STATED EXERCISE:
Copy everything in the data below exactly except the pictures.

↓

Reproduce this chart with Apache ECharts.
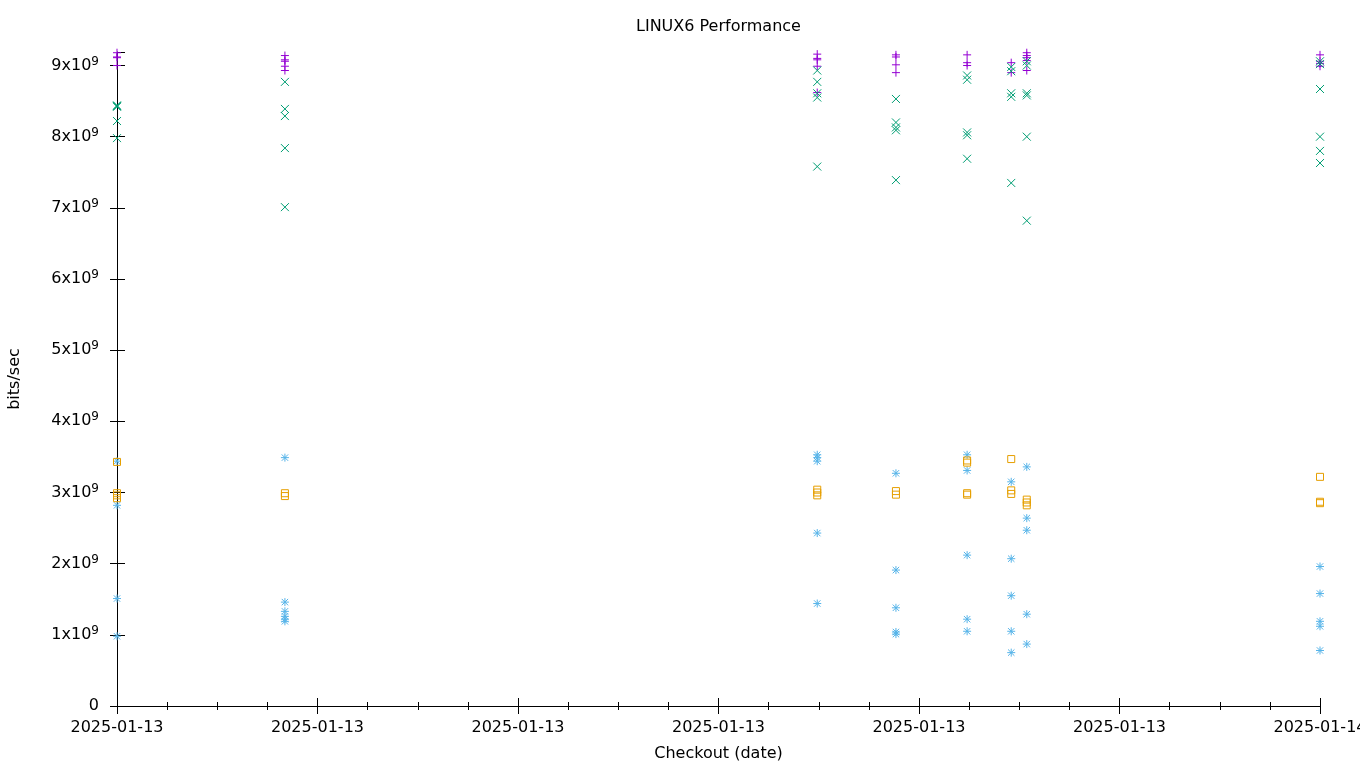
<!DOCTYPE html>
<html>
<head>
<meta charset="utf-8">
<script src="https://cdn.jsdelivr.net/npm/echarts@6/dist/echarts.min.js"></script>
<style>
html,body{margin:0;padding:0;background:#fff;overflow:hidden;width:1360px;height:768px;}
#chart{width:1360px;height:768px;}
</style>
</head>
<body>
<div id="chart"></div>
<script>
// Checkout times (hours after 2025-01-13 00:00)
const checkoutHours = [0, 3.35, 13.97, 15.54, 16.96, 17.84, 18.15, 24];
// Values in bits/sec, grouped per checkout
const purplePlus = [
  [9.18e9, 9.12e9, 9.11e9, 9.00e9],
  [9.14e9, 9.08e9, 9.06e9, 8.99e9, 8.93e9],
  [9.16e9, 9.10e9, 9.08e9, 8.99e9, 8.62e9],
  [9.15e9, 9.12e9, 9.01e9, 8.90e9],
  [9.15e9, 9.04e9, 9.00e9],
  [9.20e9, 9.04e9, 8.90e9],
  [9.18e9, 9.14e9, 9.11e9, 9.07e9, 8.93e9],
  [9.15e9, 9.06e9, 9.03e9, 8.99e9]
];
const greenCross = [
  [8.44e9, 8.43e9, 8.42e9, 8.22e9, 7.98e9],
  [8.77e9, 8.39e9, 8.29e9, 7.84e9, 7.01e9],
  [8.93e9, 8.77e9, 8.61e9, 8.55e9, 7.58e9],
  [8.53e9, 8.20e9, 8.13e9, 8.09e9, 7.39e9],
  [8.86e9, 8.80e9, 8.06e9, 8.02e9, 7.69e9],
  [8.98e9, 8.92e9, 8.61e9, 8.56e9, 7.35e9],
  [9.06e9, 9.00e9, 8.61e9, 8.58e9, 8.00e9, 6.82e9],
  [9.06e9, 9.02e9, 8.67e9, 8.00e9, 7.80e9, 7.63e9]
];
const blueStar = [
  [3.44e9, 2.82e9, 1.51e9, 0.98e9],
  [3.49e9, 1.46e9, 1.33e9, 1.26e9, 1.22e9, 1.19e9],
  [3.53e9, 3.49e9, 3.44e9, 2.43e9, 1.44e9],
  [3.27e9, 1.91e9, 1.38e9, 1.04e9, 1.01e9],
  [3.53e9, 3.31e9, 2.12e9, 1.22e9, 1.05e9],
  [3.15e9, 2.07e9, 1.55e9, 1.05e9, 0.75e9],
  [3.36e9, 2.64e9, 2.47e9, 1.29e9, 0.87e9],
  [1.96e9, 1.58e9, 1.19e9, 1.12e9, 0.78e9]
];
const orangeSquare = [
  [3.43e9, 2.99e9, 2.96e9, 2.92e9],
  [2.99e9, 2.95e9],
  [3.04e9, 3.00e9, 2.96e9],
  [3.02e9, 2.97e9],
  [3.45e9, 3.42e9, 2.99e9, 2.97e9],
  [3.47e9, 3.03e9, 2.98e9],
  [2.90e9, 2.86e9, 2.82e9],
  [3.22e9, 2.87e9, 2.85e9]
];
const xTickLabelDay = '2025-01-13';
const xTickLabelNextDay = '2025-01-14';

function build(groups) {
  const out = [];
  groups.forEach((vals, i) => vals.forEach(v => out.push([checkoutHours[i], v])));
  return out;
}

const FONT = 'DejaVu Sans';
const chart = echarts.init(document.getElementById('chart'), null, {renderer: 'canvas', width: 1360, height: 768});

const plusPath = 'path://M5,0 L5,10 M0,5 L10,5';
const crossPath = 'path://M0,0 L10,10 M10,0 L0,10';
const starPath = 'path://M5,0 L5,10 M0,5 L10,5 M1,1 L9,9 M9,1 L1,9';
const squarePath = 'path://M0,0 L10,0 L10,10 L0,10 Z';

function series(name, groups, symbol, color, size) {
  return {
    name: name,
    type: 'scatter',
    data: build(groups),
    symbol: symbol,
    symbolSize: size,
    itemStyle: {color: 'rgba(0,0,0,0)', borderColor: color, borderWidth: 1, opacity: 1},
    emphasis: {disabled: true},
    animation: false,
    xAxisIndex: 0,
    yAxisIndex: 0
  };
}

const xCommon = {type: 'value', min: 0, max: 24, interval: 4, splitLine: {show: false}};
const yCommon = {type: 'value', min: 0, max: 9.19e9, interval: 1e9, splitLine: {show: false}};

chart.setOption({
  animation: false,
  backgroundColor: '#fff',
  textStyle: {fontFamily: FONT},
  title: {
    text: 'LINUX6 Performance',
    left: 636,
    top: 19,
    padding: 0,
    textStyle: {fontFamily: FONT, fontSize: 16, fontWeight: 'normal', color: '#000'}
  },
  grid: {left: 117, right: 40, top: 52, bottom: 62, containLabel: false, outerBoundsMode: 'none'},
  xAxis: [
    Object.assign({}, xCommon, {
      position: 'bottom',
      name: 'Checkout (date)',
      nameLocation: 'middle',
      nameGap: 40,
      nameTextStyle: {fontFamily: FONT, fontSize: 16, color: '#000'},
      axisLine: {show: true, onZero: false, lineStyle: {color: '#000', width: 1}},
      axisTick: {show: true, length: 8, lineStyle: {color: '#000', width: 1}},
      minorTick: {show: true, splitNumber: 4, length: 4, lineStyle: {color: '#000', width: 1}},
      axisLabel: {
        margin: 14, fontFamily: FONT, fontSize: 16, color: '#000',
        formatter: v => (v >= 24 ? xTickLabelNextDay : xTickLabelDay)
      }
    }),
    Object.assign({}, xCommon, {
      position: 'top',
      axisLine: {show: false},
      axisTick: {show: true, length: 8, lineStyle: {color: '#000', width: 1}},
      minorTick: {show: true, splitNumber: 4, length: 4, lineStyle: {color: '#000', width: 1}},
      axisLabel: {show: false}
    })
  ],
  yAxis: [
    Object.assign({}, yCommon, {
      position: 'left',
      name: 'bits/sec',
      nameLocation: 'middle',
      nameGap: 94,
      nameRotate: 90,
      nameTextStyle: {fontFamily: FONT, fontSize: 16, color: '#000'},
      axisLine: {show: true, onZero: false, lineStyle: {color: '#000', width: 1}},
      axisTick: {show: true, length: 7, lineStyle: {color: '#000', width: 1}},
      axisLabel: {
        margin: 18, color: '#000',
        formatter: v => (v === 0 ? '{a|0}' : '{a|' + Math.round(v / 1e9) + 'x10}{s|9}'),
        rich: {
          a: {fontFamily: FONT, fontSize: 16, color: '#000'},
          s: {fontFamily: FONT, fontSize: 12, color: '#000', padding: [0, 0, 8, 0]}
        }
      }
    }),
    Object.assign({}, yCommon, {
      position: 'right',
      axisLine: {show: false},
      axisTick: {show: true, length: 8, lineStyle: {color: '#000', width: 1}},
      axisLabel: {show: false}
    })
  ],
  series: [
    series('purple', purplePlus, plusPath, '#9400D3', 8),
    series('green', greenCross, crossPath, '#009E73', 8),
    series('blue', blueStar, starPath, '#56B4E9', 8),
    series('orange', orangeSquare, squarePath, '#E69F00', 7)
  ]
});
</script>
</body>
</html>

↑

SOLUTION BELOW:
Reproduce this chart with Apache ECharts.
<!DOCTYPE html>
<html>
<head>
<meta charset="utf-8">
<script src="https://cdn.jsdelivr.net/npm/echarts@6/dist/echarts.min.js"></script>
<style>
html,body{margin:0;padding:0;background:#fff;overflow:hidden;width:1360px;height:768px;}
#chart{width:1360px;height:768px;}
</style>
</head>
<body>
<div id="chart"></div>
<script>
// Checkout times (hours after 2025-01-13 00:00)
const checkoutHours = [0, 3.35, 13.97, 15.54, 16.96, 17.84, 18.15, 24];
// Values in bits/sec, grouped per checkout
const purplePlus = [
  [9.18e9, 9.12e9, 9.11e9, 9.00e9],
  [9.14e9, 9.08e9, 9.06e9, 8.99e9, 8.93e9],
  [9.16e9, 9.10e9, 9.08e9, 8.99e9, 8.62e9],
  [9.15e9, 9.12e9, 9.01e9, 8.90e9],
  [9.15e9, 9.04e9, 9.00e9],
  [9.20e9, 9.04e9, 8.90e9],
  [9.18e9, 9.14e9, 9.11e9, 9.07e9, 8.93e9],
  [9.15e9, 9.06e9, 9.03e9, 8.99e9]
];
const greenCross = [
  [8.44e9, 8.43e9, 8.42e9, 8.22e9, 7.98e9],
  [8.77e9, 8.39e9, 8.29e9, 7.84e9, 7.01e9],
  [8.93e9, 8.77e9, 8.61e9, 8.55e9, 7.58e9],
  [8.53e9, 8.20e9, 8.13e9, 8.09e9, 7.39e9],
  [8.86e9, 8.80e9, 8.06e9, 8.02e9, 7.69e9],
  [8.98e9, 8.92e9, 8.61e9, 8.56e9, 7.35e9],
  [9.06e9, 9.00e9, 8.61e9, 8.58e9, 8.00e9, 6.82e9],
  [9.06e9, 9.02e9, 8.67e9, 8.00e9, 7.80e9, 7.63e9]
];
const blueStar = [
  [3.44e9, 2.82e9, 1.51e9, 0.98e9],
  [3.49e9, 1.46e9, 1.33e9, 1.26e9, 1.22e9, 1.19e9],
  [3.53e9, 3.49e9, 3.44e9, 2.43e9, 1.44e9],
  [3.27e9, 1.91e9, 1.38e9, 1.04e9, 1.01e9],
  [3.53e9, 3.31e9, 2.12e9, 1.22e9, 1.05e9],
  [3.15e9, 2.07e9, 1.55e9, 1.05e9, 0.75e9],
  [3.36e9, 2.64e9, 2.47e9, 1.29e9, 0.87e9],
  [1.96e9, 1.58e9, 1.19e9, 1.12e9, 0.78e9]
];
const orangeSquare = [
  [3.43e9, 2.99e9, 2.96e9, 2.92e9],
  [2.99e9, 2.95e9],
  [3.04e9, 3.00e9, 2.96e9],
  [3.02e9, 2.97e9],
  [3.45e9, 3.42e9, 2.99e9, 2.97e9],
  [3.47e9, 3.03e9, 2.98e9],
  [2.90e9, 2.86e9, 2.82e9],
  [3.22e9, 2.87e9, 2.85e9]
];
const xTickLabelDay = '2025-01-13';
const xTickLabelNextDay = '2025-01-14';

function build(groups) {
  const out = [];
  groups.forEach((vals, i) => vals.forEach(v => out.push([checkoutHours[i], v])));
  return out;
}

const FONT = 'DejaVu Sans';
const chart = echarts.init(document.getElementById('chart'), null, {renderer: 'canvas', width: 1360, height: 768});

const plusPath = 'path://M5,0 L5,10 M0,5 L10,5';
const crossPath = 'path://M0,0 L10,10 M10,0 L0,10';
const starPath = 'path://M5,0 L5,10 M0,5 L10,5 M1,1 L9,9 M9,1 L1,9';
const squarePath = 'path://M0,0 L10,0 L10,10 L0,10 Z';

function series(name, groups, symbol, color, size) {
  return {
    name: name,
    type: 'scatter',
    data: build(groups),
    symbol: symbol,
    symbolSize: size,
    itemStyle: {color: 'rgba(0,0,0,0)', borderColor: color, borderWidth: 1, opacity: 1},
    emphasis: {disabled: true},
    animation: false,
    xAxisIndex: 0,
    yAxisIndex: 0
  };
}

const xCommon = {type: 'value', min: 0, max: 24, interval: 4, splitLine: {show: false}};
const yCommon = {type: 'value', min: 0, max: 9.19e9, interval: 1e9, splitLine: {show: false}};

chart.setOption({
  animation: false,
  backgroundColor: '#fff',
  textStyle: {fontFamily: FONT},
  title: {
    text: 'LINUX6 Performance',
    left: 636,
    top: 19,
    padding: 0,
    textStyle: {fontFamily: FONT, fontSize: 16, fontWeight: 'normal', color: '#000'}
  },
  grid: {left: 117, right: 40, top: 52, bottom: 62, containLabel: false, outerBoundsMode: 'none'},
  xAxis: [
    Object.assign({}, xCommon, {
      position: 'bottom',
      name: 'Checkout (date)',
      nameLocation: 'middle',
      nameGap: 40,
      nameTextStyle: {fontFamily: FONT, fontSize: 16, color: '#000'},
      axisLine: {show: true, onZero: false, lineStyle: {color: '#000', width: 1}},
      axisTick: {show: true, length: 8, lineStyle: {color: '#000', width: 1}},
      minorTick: {show: true, splitNumber: 4, length: 4, lineStyle: {color: '#000', width: 1}},
      axisLabel: {
        margin: 14, fontFamily: FONT, fontSize: 16, color: '#000',
        formatter: v => (v >= 24 ? xTickLabelNextDay : xTickLabelDay)
      }
    }),
    Object.assign({}, xCommon, {
      position: 'top',
      axisLine: {show: false},
      axisTick: {show: true, length: 8, lineStyle: {color: '#000', width: 1}},
      minorTick: {show: true, splitNumber: 4, length: 4, lineStyle: {color: '#000', width: 1}},
      axisLabel: {show: false}
    })
  ],
  yAxis: [
    Object.assign({}, yCommon, {
      position: 'left',
      name: 'bits/sec',
      nameLocation: 'middle',
      nameGap: 94,
      nameRotate: 90,
      nameTextStyle: {fontFamily: FONT, fontSize: 16, color: '#000'},
      axisLine: {show: true, onZero: false, lineStyle: {color: '#000', width: 1}},
      axisTick: {show: true, length: 7, lineStyle: {color: '#000', width: 1}},
      axisLabel: {
        margin: 18, color: '#000',
        formatter: v => (v === 0 ? '{a|0}' : '{a|' + Math.round(v / 1e9) + 'x10}{s|9}'),
        rich: {
          a: {fontFamily: FONT, fontSize: 16, color: '#000'},
          s: {fontFamily: FONT, fontSize: 12, color: '#000', padding: [0, 0, 8, 0]}
        }
      }
    }),
    Object.assign({}, yCommon, {
      position: 'right',
      axisLine: {show: false},
      axisTick: {show: true, length: 8, lineStyle: {color: '#000', width: 1}},
      axisLabel: {show: false}
    })
  ],
  series: [
    series('purple', purplePlus, plusPath, '#9400D3', 8),
    series('green', greenCross, crossPath, '#009E73', 8),
    series('blue', blueStar, starPath, '#56B4E9', 8),
    series('orange', orangeSquare, squarePath, '#E69F00', 7)
  ]
});
</script>
</body>
</html>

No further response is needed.